Jonathots Daily Blog
VIII.
I confess so I can heal.
If I deny, I remain sick.
I. D. I.
It is an acronym. It stands for “I Deserve It.”
All the sin and stupidity of mankind throughout the centuries have been fostered by that assertion.
Why do we get so confused?
- No human deserves hell.
- Nor does any human deserve heaven.
- So God gave us Earth, which is neither.
It’s just the place where we are supposed to sort through who we really are and cease to insist on propagating and promoting what we think we deserve.
When I was fifteen years old, my brother asked me to babysit his children. I didn’t want to do it. Why? Because I was fifteen years old–did I tell you that?
I didn’t want to do anything. I was even stalled about pursuing what I thought I wanted to do because it seemed like too much of a commitment.
But my dear brother and his lovely bride promised to compensate me financially.
I didn’t have any money. Oh, occasionally I would get offered some finance from my parents if I owed something at school or if there was a special something-or-other coming up.
So the potential of actually holding some funds in my hands made me willing to become a caretaker for nephews and niece.
My brother and his wife had started a business, and they were doing well. Looking back, I realize that they were only in their late twenties or early thirties, and considering their age, they were prosperous.

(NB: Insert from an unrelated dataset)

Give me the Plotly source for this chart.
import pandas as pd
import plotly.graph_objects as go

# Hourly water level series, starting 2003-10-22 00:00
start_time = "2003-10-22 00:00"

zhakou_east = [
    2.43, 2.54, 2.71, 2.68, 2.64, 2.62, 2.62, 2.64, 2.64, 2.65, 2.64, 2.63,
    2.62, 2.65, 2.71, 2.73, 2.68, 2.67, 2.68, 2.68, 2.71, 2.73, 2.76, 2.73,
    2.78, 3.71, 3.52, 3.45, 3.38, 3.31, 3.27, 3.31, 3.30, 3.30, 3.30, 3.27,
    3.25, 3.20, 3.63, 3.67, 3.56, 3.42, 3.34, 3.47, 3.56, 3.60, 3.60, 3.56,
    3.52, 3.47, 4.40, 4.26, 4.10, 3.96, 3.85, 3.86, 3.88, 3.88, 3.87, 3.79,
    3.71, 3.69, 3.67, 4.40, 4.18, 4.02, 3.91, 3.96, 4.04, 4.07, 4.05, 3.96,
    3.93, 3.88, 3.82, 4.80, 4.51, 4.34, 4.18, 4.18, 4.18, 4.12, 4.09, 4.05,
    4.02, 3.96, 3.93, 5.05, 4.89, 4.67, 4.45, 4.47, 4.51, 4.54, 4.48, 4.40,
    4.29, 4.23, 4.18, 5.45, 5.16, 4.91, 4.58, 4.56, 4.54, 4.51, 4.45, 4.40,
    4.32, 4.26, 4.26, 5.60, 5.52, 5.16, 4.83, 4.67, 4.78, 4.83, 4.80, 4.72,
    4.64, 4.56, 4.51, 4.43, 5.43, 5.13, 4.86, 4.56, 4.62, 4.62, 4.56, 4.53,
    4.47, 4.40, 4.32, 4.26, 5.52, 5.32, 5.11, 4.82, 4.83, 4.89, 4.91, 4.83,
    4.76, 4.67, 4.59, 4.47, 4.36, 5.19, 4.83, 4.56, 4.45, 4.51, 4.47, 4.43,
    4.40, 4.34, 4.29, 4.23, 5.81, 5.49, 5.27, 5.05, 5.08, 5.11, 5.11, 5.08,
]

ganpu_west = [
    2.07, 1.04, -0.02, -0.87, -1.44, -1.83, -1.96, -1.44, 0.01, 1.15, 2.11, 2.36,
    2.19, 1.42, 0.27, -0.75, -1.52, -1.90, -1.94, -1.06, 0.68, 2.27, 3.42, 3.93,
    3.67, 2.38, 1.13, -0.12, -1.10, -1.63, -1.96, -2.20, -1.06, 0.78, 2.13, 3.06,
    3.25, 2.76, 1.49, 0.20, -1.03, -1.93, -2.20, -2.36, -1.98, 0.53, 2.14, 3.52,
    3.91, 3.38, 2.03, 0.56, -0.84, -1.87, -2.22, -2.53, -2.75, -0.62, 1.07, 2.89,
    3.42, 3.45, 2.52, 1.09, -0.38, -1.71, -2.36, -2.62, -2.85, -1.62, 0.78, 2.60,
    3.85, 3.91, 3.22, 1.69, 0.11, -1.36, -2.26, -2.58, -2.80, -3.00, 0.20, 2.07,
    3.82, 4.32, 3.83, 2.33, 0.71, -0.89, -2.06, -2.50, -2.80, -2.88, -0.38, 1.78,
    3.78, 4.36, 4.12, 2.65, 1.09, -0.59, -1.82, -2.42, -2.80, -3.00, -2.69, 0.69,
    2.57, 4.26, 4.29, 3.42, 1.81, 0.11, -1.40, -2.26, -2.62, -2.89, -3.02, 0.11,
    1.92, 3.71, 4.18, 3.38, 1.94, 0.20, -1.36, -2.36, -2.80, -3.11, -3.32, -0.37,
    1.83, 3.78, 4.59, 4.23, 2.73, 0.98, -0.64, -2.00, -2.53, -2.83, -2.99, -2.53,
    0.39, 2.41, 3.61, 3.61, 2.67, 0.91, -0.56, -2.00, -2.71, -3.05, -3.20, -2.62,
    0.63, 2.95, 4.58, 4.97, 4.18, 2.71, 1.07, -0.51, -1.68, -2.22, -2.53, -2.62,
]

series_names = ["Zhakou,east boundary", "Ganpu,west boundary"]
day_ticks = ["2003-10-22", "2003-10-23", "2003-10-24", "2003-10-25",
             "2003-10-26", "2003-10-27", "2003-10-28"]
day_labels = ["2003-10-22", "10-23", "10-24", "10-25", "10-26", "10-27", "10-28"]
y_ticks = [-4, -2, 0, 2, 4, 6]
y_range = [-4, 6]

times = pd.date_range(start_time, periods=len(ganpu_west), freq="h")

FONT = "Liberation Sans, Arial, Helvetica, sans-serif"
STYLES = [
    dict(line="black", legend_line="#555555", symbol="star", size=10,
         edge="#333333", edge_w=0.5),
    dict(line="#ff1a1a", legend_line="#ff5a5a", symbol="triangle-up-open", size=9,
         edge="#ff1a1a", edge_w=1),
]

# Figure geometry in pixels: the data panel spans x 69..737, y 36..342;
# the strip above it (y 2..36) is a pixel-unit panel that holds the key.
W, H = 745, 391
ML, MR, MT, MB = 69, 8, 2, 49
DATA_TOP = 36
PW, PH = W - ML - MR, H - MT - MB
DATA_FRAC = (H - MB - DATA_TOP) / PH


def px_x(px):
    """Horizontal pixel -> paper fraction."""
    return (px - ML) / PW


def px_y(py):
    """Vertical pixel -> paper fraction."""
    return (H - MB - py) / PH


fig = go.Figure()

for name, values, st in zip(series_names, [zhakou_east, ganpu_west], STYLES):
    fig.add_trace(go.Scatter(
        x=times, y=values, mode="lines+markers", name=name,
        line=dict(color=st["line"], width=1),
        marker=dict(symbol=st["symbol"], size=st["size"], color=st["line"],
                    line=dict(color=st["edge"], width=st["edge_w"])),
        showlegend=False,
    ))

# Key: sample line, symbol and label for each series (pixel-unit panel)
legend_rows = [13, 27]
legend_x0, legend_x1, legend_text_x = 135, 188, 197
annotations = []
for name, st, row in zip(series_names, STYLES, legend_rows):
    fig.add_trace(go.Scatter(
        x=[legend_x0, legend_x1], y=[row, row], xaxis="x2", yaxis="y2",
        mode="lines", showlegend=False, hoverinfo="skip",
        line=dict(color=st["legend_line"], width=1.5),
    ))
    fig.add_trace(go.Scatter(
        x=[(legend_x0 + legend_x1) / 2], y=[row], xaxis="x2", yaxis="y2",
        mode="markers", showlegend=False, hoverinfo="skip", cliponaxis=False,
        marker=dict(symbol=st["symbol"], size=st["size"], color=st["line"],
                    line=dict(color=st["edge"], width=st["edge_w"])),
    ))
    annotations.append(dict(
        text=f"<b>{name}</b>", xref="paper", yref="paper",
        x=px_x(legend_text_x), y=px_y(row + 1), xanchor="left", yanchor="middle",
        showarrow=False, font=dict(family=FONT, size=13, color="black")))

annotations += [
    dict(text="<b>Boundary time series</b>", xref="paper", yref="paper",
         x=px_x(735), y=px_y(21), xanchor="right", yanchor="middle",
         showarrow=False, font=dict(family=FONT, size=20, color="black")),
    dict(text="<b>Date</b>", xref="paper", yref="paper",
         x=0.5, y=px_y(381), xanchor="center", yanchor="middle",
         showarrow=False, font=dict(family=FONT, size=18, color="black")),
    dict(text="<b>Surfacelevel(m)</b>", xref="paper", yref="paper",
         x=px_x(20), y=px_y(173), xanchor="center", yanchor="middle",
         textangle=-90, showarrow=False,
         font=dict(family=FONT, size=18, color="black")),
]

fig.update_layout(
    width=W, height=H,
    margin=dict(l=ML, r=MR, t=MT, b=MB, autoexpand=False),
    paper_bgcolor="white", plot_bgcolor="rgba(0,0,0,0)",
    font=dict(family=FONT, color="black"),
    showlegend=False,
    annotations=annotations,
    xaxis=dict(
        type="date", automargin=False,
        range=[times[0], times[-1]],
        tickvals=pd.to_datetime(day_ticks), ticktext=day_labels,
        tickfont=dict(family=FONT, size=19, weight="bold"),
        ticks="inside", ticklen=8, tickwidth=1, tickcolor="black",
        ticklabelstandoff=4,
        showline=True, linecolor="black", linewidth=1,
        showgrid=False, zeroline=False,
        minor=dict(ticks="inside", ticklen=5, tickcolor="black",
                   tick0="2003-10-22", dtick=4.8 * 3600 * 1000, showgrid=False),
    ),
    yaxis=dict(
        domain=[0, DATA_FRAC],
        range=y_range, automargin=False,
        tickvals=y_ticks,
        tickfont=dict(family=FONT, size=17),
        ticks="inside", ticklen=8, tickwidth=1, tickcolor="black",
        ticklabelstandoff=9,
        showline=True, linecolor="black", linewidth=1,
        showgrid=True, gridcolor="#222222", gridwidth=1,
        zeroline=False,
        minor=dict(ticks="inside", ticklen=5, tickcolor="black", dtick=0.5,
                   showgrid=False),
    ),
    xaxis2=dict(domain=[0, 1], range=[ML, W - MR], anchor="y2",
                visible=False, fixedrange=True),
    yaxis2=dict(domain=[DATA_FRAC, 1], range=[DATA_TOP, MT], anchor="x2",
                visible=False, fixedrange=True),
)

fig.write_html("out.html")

When I arrived at their home to watch their children and they left to go out on their date, I discovered, in their makeshift office, a tackle box which was open and had lots of coinage and some paper money sticking out.
Being a good Christian boy, I immediately left the room and tried to forget about the temptation a mere fifteen feet away.
But I wanted that money. I became obsessed.
After a while I gave in. I took out six quarters. It seemed like a lot to me at the time, but I thought they might not miss it considering the makeup of the cash in the box.
After that I agreed to babysit frequently, and each time I took out money from their little treasure chest–a little more each and every visit. But I never touched the paper money–until one night I saw two one dollar bills lying on the desk, separate from the other provision.
I took them.
I don’t know whether my brother and sister-in-law ever knew of my pilfering or not. But I realized after a while that I could not go to their house without stealing, so I avoided their invitations.
I was incapable of escaping my I. D. I.
My sense of “I Deserve It” pushed me to do things that I would have insisted, in my Sunday School class, were evil and unacceptable.
I learned that day that as long as we believe I. D. I. and feel cheated when we don’t have it, we will do anything if the opportunity arises.
As I look at my life today, I realize that I am no less a thief. I have just taken my I. D. I. and killed it off daily, mocking it for its selfishness and isolating it for its lack of integrity.
Am I capable of lying and stealing? Absolutely. It is not beyond my scope.
That is why I must take the sensation that “I Deserve It”… and nail it to a cross.